[begin Dataset content]
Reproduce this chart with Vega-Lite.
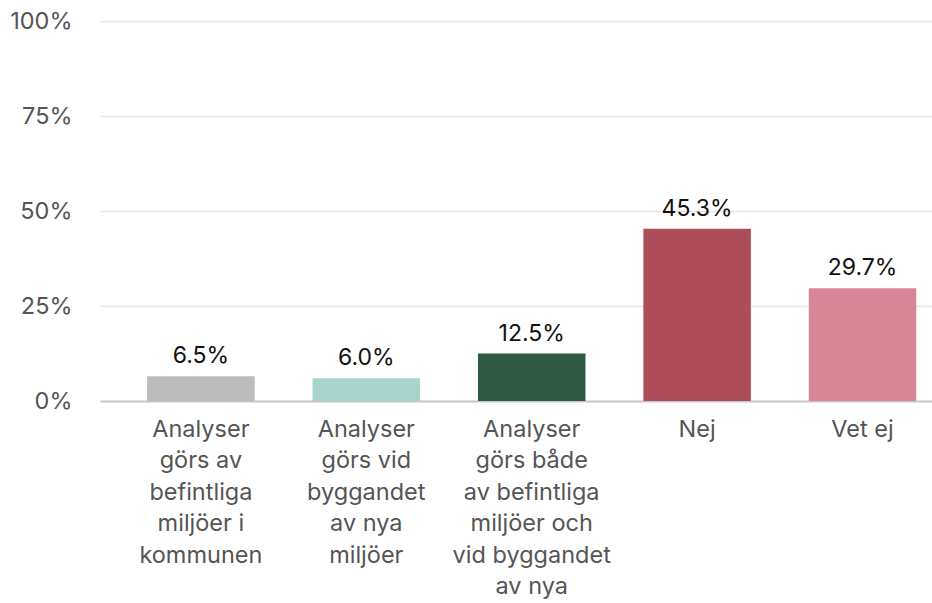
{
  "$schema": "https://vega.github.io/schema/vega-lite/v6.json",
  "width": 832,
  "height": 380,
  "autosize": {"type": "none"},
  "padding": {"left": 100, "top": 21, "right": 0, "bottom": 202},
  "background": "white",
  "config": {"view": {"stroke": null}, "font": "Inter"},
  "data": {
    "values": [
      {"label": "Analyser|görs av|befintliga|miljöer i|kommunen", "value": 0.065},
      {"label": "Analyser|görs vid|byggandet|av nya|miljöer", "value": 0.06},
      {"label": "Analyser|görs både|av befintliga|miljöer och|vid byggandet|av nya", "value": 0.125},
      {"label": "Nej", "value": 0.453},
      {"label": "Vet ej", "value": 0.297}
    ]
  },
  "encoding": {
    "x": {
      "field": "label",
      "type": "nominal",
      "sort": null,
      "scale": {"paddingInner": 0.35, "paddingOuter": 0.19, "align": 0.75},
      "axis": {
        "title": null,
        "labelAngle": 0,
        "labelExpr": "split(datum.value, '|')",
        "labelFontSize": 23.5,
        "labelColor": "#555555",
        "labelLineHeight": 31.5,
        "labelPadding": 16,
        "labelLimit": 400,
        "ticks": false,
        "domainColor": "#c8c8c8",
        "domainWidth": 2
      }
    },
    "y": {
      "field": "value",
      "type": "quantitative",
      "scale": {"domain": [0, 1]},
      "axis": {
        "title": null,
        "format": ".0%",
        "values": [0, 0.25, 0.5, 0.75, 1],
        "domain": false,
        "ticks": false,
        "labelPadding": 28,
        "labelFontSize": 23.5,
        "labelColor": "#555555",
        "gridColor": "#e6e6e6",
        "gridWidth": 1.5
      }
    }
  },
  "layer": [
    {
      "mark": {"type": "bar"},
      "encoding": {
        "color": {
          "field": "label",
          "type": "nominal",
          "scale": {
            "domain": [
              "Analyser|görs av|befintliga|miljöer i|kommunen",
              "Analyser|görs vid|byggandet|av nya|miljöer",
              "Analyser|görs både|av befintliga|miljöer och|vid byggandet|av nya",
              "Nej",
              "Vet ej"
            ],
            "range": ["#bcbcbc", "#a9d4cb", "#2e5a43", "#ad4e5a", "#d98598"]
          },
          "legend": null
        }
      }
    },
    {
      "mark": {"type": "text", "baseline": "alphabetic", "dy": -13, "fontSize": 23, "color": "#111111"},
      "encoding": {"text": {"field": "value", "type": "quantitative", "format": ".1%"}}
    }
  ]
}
[end Dataset content]
To be done: Reproduce the whole listing word for word, setting aside any pictures.

Output below:
Reproduce this chart with Vega-Lite.
{
  "$schema": "https://vega.github.io/schema/vega-lite/v6.json",
  "width": 832,
  "height": 380,
  "autosize": {"type": "none"},
  "padding": {"left": 100, "top": 21, "right": 0, "bottom": 202},
  "background": "white",
  "config": {"view": {"stroke": null}, "font": "Inter"},
  "data": {
    "values": [
      {"label": "Analyser|görs av|befintliga|miljöer i|kommunen", "value": 0.065},
      {"label": "Analyser|görs vid|byggandet|av nya|miljöer", "value": 0.06},
      {"label": "Analyser|görs både|av befintliga|miljöer och|vid byggandet|av nya", "value": 0.125},
      {"label": "Nej", "value": 0.453},
      {"label": "Vet ej", "value": 0.297}
    ]
  },
  "encoding": {
    "x": {
      "field": "label",
      "type": "nominal",
      "sort": null,
      "scale": {"paddingInner": 0.35, "paddingOuter": 0.19, "align": 0.75},
      "axis": {
        "title": null,
        "labelAngle": 0,
        "labelExpr": "split(datum.value, '|')",
        "labelFontSize": 23.5,
        "labelColor": "#555555",
        "labelLineHeight": 31.5,
        "labelPadding": 16,
        "labelLimit": 400,
        "ticks": false,
        "domainColor": "#c8c8c8",
        "domainWidth": 2
      }
    },
    "y": {
      "field": "value",
      "type": "quantitative",
      "scale": {"domain": [0, 1]},
      "axis": {
        "title": null,
        "format": ".0%",
        "values": [0, 0.25, 0.5, 0.75, 1],
        "domain": false,
        "ticks": false,
        "labelPadding": 28,
        "labelFontSize": 23.5,
        "labelColor": "#555555",
        "gridColor": "#e6e6e6",
        "gridWidth": 1.5
      }
    }
  },
  "layer": [
    {
      "mark": {"type": "bar"},
      "encoding": {
        "color": {
          "field": "label",
          "type": "nominal",
          "scale": {
            "domain": [
              "Analyser|görs av|befintliga|miljöer i|kommunen",
              "Analyser|görs vid|byggandet|av nya|miljöer",
              "Analyser|görs både|av befintliga|miljöer och|vid byggandet|av nya",
              "Nej",
              "Vet ej"
            ],
            "range": ["#bcbcbc", "#a9d4cb", "#2e5a43", "#ad4e5a", "#d98598"]
          },
          "legend": null
        }
      }
    },
    {
      "mark": {"type": "text", "baseline": "alphabetic", "dy": -13, "fontSize": 23, "color": "#111111"},
      "encoding": {"text": {"field": "value", "type": "quantitative", "format": ".1%"}}
    }
  ]
}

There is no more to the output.